Show the residuals for all seasons from 2000 – 2019

Here, we will filter out the data from the data base for the desired seasons, refit the model, and plot the residuals.

 

dat2 <- Teams %>%
  select(yearID, teamID, W) %>%
  arrange(teamID, yearID) %>%
  filter(between(x = yearID,
                 left = 2000,
                 right = 2019)) %>%
  group_by(teamID) %>%
  mutate(yr_2 = lead(W)) %>%
  rename(yr_1 = W) %>%
  filter(!is.na(yr_2)) %>%
  ungroup() 

## Correlation between year 1 and year 2
cor.test(dat2$yr_1, dat2$yr_2)


## linear model
fit2 <- lm(yr_2 ~ yr_1, data = dat2)
summary(fit2)

## residual plot
hist(resid(fit2),
     main = "Residuals\n(Seasons 2000 - 2019")
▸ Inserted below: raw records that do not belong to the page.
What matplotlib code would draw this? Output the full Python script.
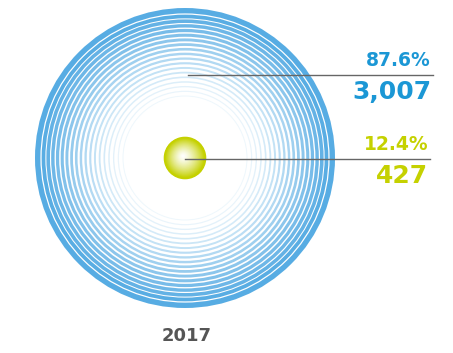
import numpy as np
import matplotlib
matplotlib.use("Agg")
import matplotlib.pyplot as plt
import matplotlib.patches as patches
from matplotlib.colors import to_rgb

# data
labels_pct = ["87.6%", "12.4%"]
labels_val = ["3,007", "427"]
values = [3007, 427]
year = "2017"
colors = ["#1b97d5", "#c5d100"]

W, H = 453, 353
fig = plt.figure(figsize=(W / 100, H / 100), dpi=100)
ax = fig.add_axes([0, 0, 1, 1])
ax.set_xlim(0, W)
ax.set_ylim(H, 0)
ax.set_aspect("equal")
ax.axis("off")

cx, cy = 185, 158
R = 150.0
r_small = R * values[1] / values[0]

def mix(c, t):
    # t=1 full colour, t=0 white
    c = np.array(to_rgb(c))
    return tuple(1 - t * (1 - c))

# big circle: concentric ring strokes, thinner and paler towards the middle
n_rings = 19
ring_col = "#57ace3"
ring_r = np.concatenate([[R - 2.7], np.linspace(R - 8.5, 62, n_rings - 1)])
for i, r in enumerate(ring_r):
    s = i / (n_rings - 1)
    width_px = 5.4 if i == 0 else 3.9 - 2.9 * s
    t = 0.95 * (1 - s) ** 1.2 + 0.1
    ax.add_patch(patches.Circle((cx, cy), r, facecolor="none",
                                edgecolor=mix(ring_col, min(1, t)),
                                linewidth=width_px * 0.72, zorder=1))

# small circle: radial gradient
n = 40
for i in range(n):
    r = r_small * (1 - i / n)
    t = (1 - i / n) ** 1.4
    ax.add_patch(patches.Circle((cx - 2 * i / n, cy - 2 * i / n), r,
                                facecolor=mix(colors[1], min(1, 1.1 * t)),
                                edgecolor="none", zorder=2))

# leader lines
ax.plot([188, 433], [75, 75], color="#666666", lw=1.0, zorder=3)
ax.plot([185, 430], [159, 159], color="#666666", lw=1.0, zorder=3)

# labels
ax.text(431, 60, labels_pct[0], color=colors[0], fontsize=13.5, fontweight="bold",
        ha="right", va="center")
ax.text(432, 92, labels_val[0], color=colors[0], fontsize=18, fontweight="bold",
        ha="right", va="center")
ax.text(429, 144, labels_pct[1], color=colors[1], fontsize=13.5, fontweight="bold",
        ha="right", va="center")
ax.text(428, 176, labels_val[1], color=colors[1], fontsize=18, fontweight="bold",
        ha="right", va="center")
ax.text(187, 336, year, color="#555555", fontsize=13, fontweight="bold",
        ha="center", va="center")

fig.savefig("out.png", dpi=100)
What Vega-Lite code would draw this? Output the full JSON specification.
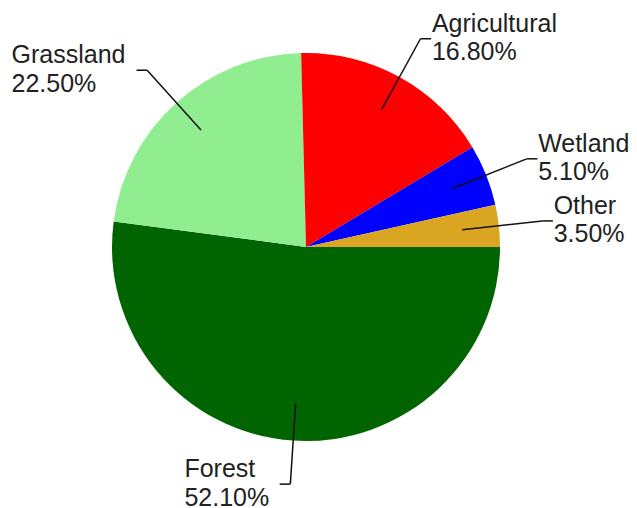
{
  "$schema": "https://vega.github.io/schema/vega-lite/v6.json",
  "width": 637,
  "height": 508,
  "padding": 0,
  "autosize": {"type": "none"},
  "background": "white",
  "config": {"view": {"stroke": null}},
  "data": {
    "values": [
      {"category": "Forest", "value": 52.1},
      {"category": "Grassland", "value": 22.5},
      {"category": "Agricultural", "value": 16.8},
      {"category": "Wetland", "value": 5.1},
      {"category": "Other", "value": 3.5}
    ]
  },
  "transform": [
    {"window": [{"op": "sum", "field": "value", "as": "cum"}], "frame": [null, 0]},
    {"joinaggregate": [{"op": "sum", "field": "value", "as": "total"}]},
    {"calculate": "datum.cum - datum.value", "as": "start"},
    {"calculate": "PI/2 + 2*PI*(datum.cum - datum.value/2)/datum.total", "as": "ang"},
    {"calculate": "sin(datum.ang)", "as": "ux"},
    {"calculate": "cos(datum.ang)", "as": "uy"},
    {"calculate": "0.81*datum.ux", "as": "x0"},
    {"calculate": "0.81*datum.uy", "as": "y0"},
    {"calculate": "1.225*datum.ux", "as": "x1"},
    {"calculate": "1.225*datum.uy", "as": "y1"},
    {"calculate": "datum.ux < 0 ? -1 : 1", "as": "sx"},
    {"calculate": "datum.x1 + datum.sx*0.055", "as": "x2"},
    {"calculate": "format(datum.value, '.2f') + '%'", "as": "pct"},
    {"calculate": "datum.category + '\\n' + datum.pct", "as": "lbl"},
    {"calculate": "max(length(datum.category)*12.7, length(datum.pct)*14.1)/194", "as": "w"},
    {"calculate": "datum.sx > 0 ? datum.x2 + 0.004 : datum.x2 - 0.055 - datum.w", "as": "lx"}
  ],
  "layer": [
    {
      "mark": {"type": "arc", "outerRadius": 194, "stroke": null},
      "encoding": {
        "x": {"datum": 0, "type": "quantitative", "scale": {"domain": [-1.57732, 1.70619], "nice": false, "zero": false}, "axis": null},
        "y": {"datum": 0, "type": "quantitative", "scale": {"domain": [-1.34536, 1.2732], "nice": false, "zero": false}, "axis": null},
        "theta": {"field": "start", "type": "quantitative", "scale": {"domain": [0, 100], "range": [1.5707963, 7.8539816]}},
        "theta2": {"field": "cum"},
        "color": {
          "field": "category",
          "type": "nominal",
          "scale": {
            "domain": ["Forest", "Grassland", "Agricultural", "Wetland", "Other"],
            "range": ["#006400", "#90EE90", "#FF0000", "#0000FF", "#DAA520"]
          },
          "legend": null
        }
      }
    },
    {
      "mark": {"type": "rule", "color": "#111", "strokeWidth": 1.5},
      "encoding": {
        "x": {"field": "x0", "type": "quantitative"},
        "y": {"field": "y0", "type": "quantitative"},
        "x2": {"field": "x1"},
        "y2": {"field": "y1"}
      }
    },
    {
      "mark": {"type": "rule", "color": "#111", "strokeWidth": 1.5},
      "encoding": {
        "x": {"field": "x1", "type": "quantitative"},
        "y": {"field": "y1", "type": "quantitative"},
        "x2": {"field": "x2"},
        "y2": {"field": "y1"}
      }
    },
    {
      "mark": {"type": "text", "font": "Liberation Sans", "fontSize": 25, "color": "#222", "align": "left", "baseline": "alphabetic", "dy": -7, "lineHeight": 28.5, "lineBreak": "\n"},
      "encoding": {
        "x": {"field": "lx", "type": "quantitative"},
        "y": {"field": "y1", "type": "quantitative"},
        "text": {"field": "lbl", "type": "nominal"}
      }
    }
  ]
}
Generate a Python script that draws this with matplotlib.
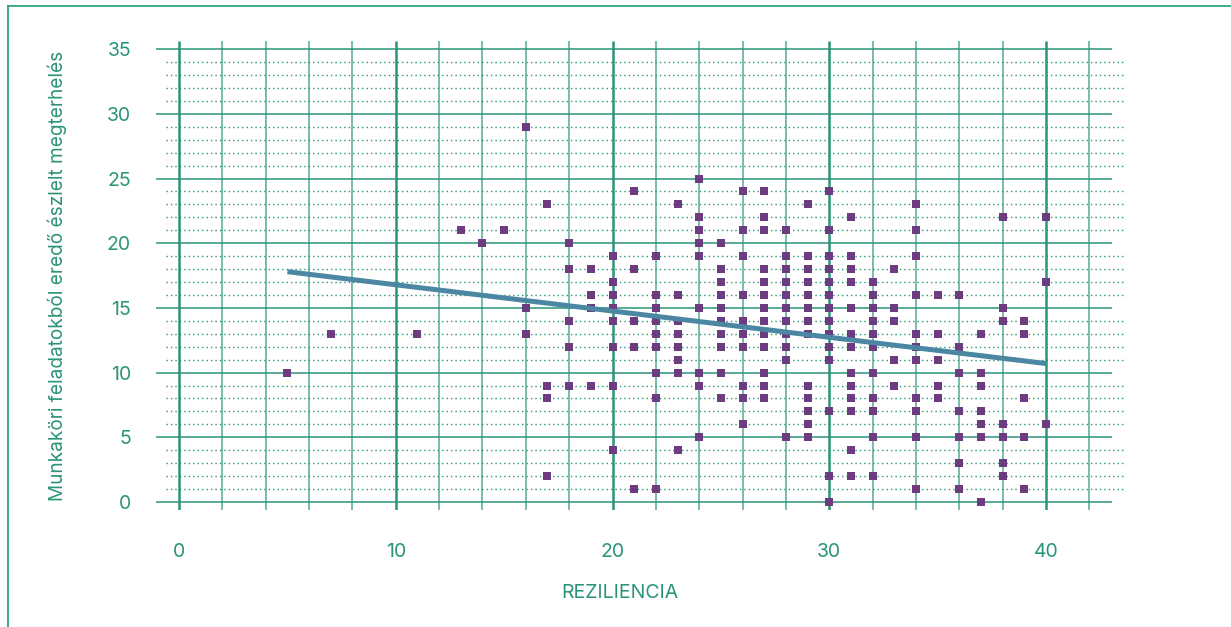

Now that we have more than a two seasons of data we see a normal distribution of the residuals. The correlation between year1 and year2 in this larger data set was 0.54, the same correlation we saw with the two seasons data.

With this larger data set, the average change in wins from year1 to year2 was 9 (not far from what we saw in the smaller data set above).

mean(abs(dat2$yr_2 - dat2$yr_1))

Wrapping Up

Regression to the mean is a common phenomenon in life. It can be difficult for practitioners in sports medicine and strength and conditioning to tease out the effects of regression to the mean when applying a specific training/rehab intervention. Often, regression to the mean fools us into believing that the intervention we did apply has some sort of causal relationship with the observed outcome. This phenomenon is also prevalent in sport when evaluating the performance of individual players and teams from one year to the next. With some simple calculations we can explore what regression to the mean could look like for data in our own setting, providing a compass and some base rates for us to evaluate observations going forward.

All of the code for this blog can be accessed on my GitHub page. If you notice any errors, please reach out!

References

1) Barnett, AG. van der Pols, JC. Dobson, AJ. (2005). Regression to the mean: what it is and how to deal with it. International Journal of Epidemiology; 34: 215-220.

2) Schall, T. Smith, G. Do baseball players regress toward the mean? The American Statistician; 54(4): 231-235.